Anyway, here it is...



When I saw the tiny spider man lunchbox at the store, I knew it would be perfect. I'm really happy with the way this turned out. 

Here is another angle...



Here is the schematic I used for it...



The only differences are that I added a switch in between pins 2 and 3 that selected between a photocell and the pot in the schematic, and another switch that selects between a 0.1uf ceramic cap and 1uf electrolytic cap on the first oscillator.

I've already given this one away so I can't make any recordings of it. I made a video though, just pretend like it isn't almost upside down...


Coleco Talking Teacher

When I originally bent this I only included a pitch knob, body contacts, and about 8 glitch switches. Which was okay, but I had seen schematics online that had used more. So I decided to take a second look. I used some stuff from a few things I've seen online and some other stuff I poked out myself.

Without further dudes...




From top to bottom, left to right...

  • 1/4" Output Jack
  • 5PDT Rotary Potentiometer Glitch Selector
  • Distortion Knob
  • Tone Momentary Push Button
  • 2 Glitch ON/OFF Switches, connected to rotary switch
  • Long Glitch Knob
  • Hold Switch and Audition Button



Just like above...

  • Pitch Photocell
  • Photocell ON/OFF Switch
  • Coarse Pitch Knob
  • Fine Pitch Knob
  • Barely Visible Reset Button


Originally, I just removed the pitch trimpot and replaced it with a 100k pot. The pitch range was okay but removing the resistor next to the trimpot really opens up the range. You have you replace it with a jumper wire though. I used a 500k pot for the coarse knob and a 50k pot for the fine pitch. You could just split the difference and use a trimpot if you want. You could probably just leave the original trimpot and just remove the resistor, but I lost it after I removed it the first time.

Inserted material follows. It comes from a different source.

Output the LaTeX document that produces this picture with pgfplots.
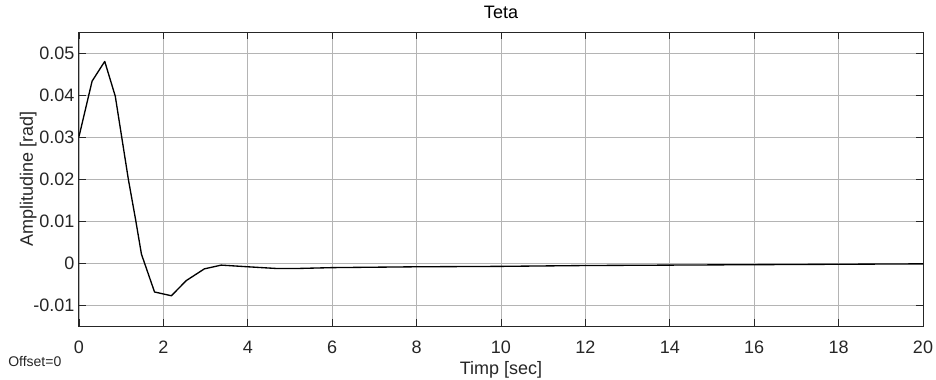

Here is the inside and a diagram of the bends...


You can see I had to remove ribbon cable to the LCD screen because it broke. I had to rewire it and it was a pain. The ribbon cable is really finnicky so you have to be careful with it.

  
Its kind of a sloppy mess but oh well. You can see the jumper wire used when I removed the pitch resistor. The three black wires on the left are for the body contacts.